Dans ce programme, il n'y avait pas de place pour les activités malsaines, mais naturellement quelques personnes ayant de telles tendances sont venues ; c'étaient des gens qui étaient influencés par le Mouvement dont j'ai parlé. Mais à partir de la conversation citée au début de cette conférence, que j'ai eue avec un membre de la Société Théosophique anglaise, vous verrez qu'un rejet complet de tout ce qui relève de la médiumnité et de l'atavisme était implicite dans ce programme. Le chemin que nous suivons depuis de longues années a été adopté en pleine conscience. Bien que les éléments de clairvoyance médiumnique et atavique n’aient pas été absents, il n’y a eu aucun écart par rapport à cette voie, et cela a conduit à notre position actuelle. Bien entendu, je devais compter sur la recherche, au sein du Mouvement Théosophique, de personnes désireuses et capables de reconnaître des méthodes de travail tout à fait saines. La démarche invariable de ceux qui ne souhaitaient pas un Mouvement dans lequel prévaudrait un sens sain et strict de la responsabilité scientifique a été de déformer le but que nous poursuivons, afin de servir leurs propres intérêts. L'histoire même de notre Mouvement fournit d'abondantes preuves qu'il n'y a eu aucune réticence à pénétrer dans les mondes spirituels les plus élevés, dans la mesure où ils peuvent maintenant, par la grâce, être révélés à l'humanité ; mais qu'en revanche, tout ce qui ne peut être atteint par une voie saine, par les bonnes méthodes pour entrer dans les mondes spirituels, a été strictement rejeté. Ceux qui le reconnaissent et qui suivent l’histoire du Mouvement n’ont pas besoin de le prendre comme une simple assurance, car cela ressort clairement de la nature même du travail réalisé depuis des années. Nous avons pu aller beaucoup plus loin dans une véritable enquête sur le monde spirituel que ce qui a jamais été possible pour la Société Théosophique. Mais nous empruntons les chemins sûrs et non incertains. Cela peut être dit franchement et librement.

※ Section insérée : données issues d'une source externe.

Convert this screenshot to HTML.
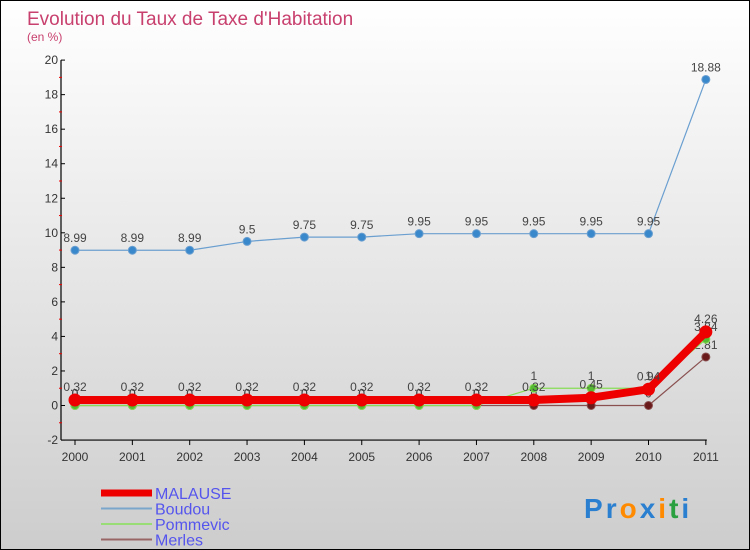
<!DOCTYPE html>
<html><head><meta charset="utf-8"><style>
html,body{margin:0;padding:0;}
body{width:750px;height:550px;overflow:hidden;font-family:"Liberation Sans",sans-serif;}
#wrap{position:relative;width:748px;height:548px;border:1px solid #000;background:linear-gradient(#ffffff,#cdcdcd);}
</style></head><body>
<div id="wrap">
<svg id="chart" width="748" height="548" style="position:absolute;left:0;top:0"></svg>
</div>
<script>
const years=["2000","2001","2002","2003","2004","2005","2006","2007","2008","2009","2010","2011"];
const malause=[0.32,0.32,0.32,0.32,0.32,0.32,0.32,0.32,0.32,0.45,0.94,4.26];
const boudou=[8.99,8.99,8.99,9.5,9.75,9.75,9.95,9.95,9.95,9.95,9.95,18.88];
const pommevic=[0,0,0,0,0,0,0,0,1,1,1,3.84];
const merles=[0,0,0,0,0,0,0,0,0,0,0,2.81];
const yTicks=[-2,0,2,4,6,8,10,12,14,16,18,20];
const NS="http://www.w3.org/2000/svg";
const svg=document.getElementById('chart');
function X(i){return 74+i*57.35;}
function Y(v){return 404.5-v*17.27;}
function el(t,a,txt){const e=document.createElementNS(NS,t);for(const k in a)e.setAttribute(k,a[k]);if(txt!==undefined)e.textContent=txt;svg.appendChild(e);return e;}
let e;
e=el('text',{x:26,y:24,fill:'#c8406e','font-size':19},'Evolution du Taux de Taxe d\'Habitation');

e=el('text',{x:26,y:40,fill:'#c8406e','font-size':12},'(en %)');

e=el('line',{x1:60,y1:Y(20),x2:60,y2:Y(-2),stroke:'#000','stroke-width':1.2});

e=el('line',{x1:60,y1:Y(-2),x2:X(11)+1,y2:Y(-2),stroke:'#000','stroke-width':1.2});

yTicks.forEach((t,i)=>{
  e=el('line',{x1:60,y1:Y(t),x2:64,y2:Y(t),stroke:'#000'});
  
  e=el('text',{x:57,y:Y(t)+4,'text-anchor':'end','font-size':12,fill:'#333'},String(t));
  
  if(i<yTicks.length-1){
    e=el('line',{x1:58,y1:Y(t+1),x2:61,y2:Y(t+1),stroke:'#e00'});
    
  }
});
years.forEach((y,i)=>{
  e=el('line',{x1:X(i),y1:Y(-2),x2:X(i),y2:Y(-2)+5,stroke:'#000'});
  
  e=el('text',{x:X(i),y:Y(-2)+21,'text-anchor':'middle','font-size':12,fill:'#333'},y);
  
});
function series(vals,color,w,r,dot,name,lblDy){
  const pts=vals.map((v,i)=>X(i)+','+Y(v)).join(' ');
  e=el('polyline',{points:pts,fill:'none',stroke:color,'stroke-width':w,'stroke-linejoin':'round'});
  
  vals.forEach((v,i)=>{
    e=el('circle',{cx:X(i),cy:Y(v),r:r,fill:dot,stroke:color,'stroke-width':1});
    
    e=el('text',{x:X(i),y:Y(v)+lblDy,'text-anchor':'middle','font-size':12,fill:'#444'},String(v));
    
  });
}
series(merles,'#8a5050',1.2,4,'#6a1a1a','merles',-8);
series(pommevic,'#88dd55',1.2,4,'#55bb33','pommevic',-8);
series(malause,'#ee0000',8,6,'#ee0000','malause',-9);
series(boudou,'#6a9fd0',1.2,4,'#3a88cc','boudou',-8);
const leg=[['MALAUSE','#ee0000',7],['Boudou','#7aa6cc',2],['Pommevic','#99dd77',2],['Merles','#996666',2]];
leg.forEach((l,i)=>{
  const y=492+i*15.5;
  e=el('line',{x1:100,y1:y,x2:151,y2:y,stroke:l[1],'stroke-width':l[2]});
  
  e=el('text',{x:154,y:y+6,'font-size':16,fill:'#5555ee'},l[0]);
  
});
const logo=[['P','#2a7fd0'],['r','#2a7fd0'],['o','#ff8a00'],['x','#2a7fd0'],['i','#ff8a00'],['t','#2aa040'],['i','#2a7fd0']];
e=el('text',{x:583,y:517,'font-size':28,'font-weight':'bold','letter-spacing':'3'});

logo.forEach(c=>{const s=document.createElementNS(NS,'tspan');s.setAttribute('fill',c[1]);s.textContent=c[0];e.appendChild(s);});
</script>
</body></html>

J'ai toujours refusé d'avoir quoi que ce soit à voir avec des formes d'occultisme désuètes, avec des confréries ou des communautés de ce genre dans le domaine de l'ésotérisme. Et ce n'est que sous la garantie d'une complète indépendance que j'ai travaillé pendant un certain temps dans une certaine relation avec la Société Théosophique et ses procédures ésotériques, mais jamais dans la direction vers laquelle elle se dirigeait. Déjà en 1907, tout ce qui était vraiment ésotérique avait complètement disparu de la Société Théosophique, et les événements ultérieurs vous sont suffisamment connus. Il est également arrivé que des Confréries Occultes me fassent des propositions d'une sorte ou d'une autre. Une certaine Confrérie Occulte très respectée m'a suggéré de participer à la diffusion d'une sorte d'occultisme se faisant appeler « rosicrucien », mais j'ai laissé cette proposition sans réponse, bien qu'elle émane d'un Mouvement Occulte très respecté. Je dis cela pour montrer que nous suivons nous-mêmes une voie indépendante, adaptée aux besoins de l'époque actuelle, et que les éléments malsains sont inévitablement considérés par nous comme extrêmement indésirables.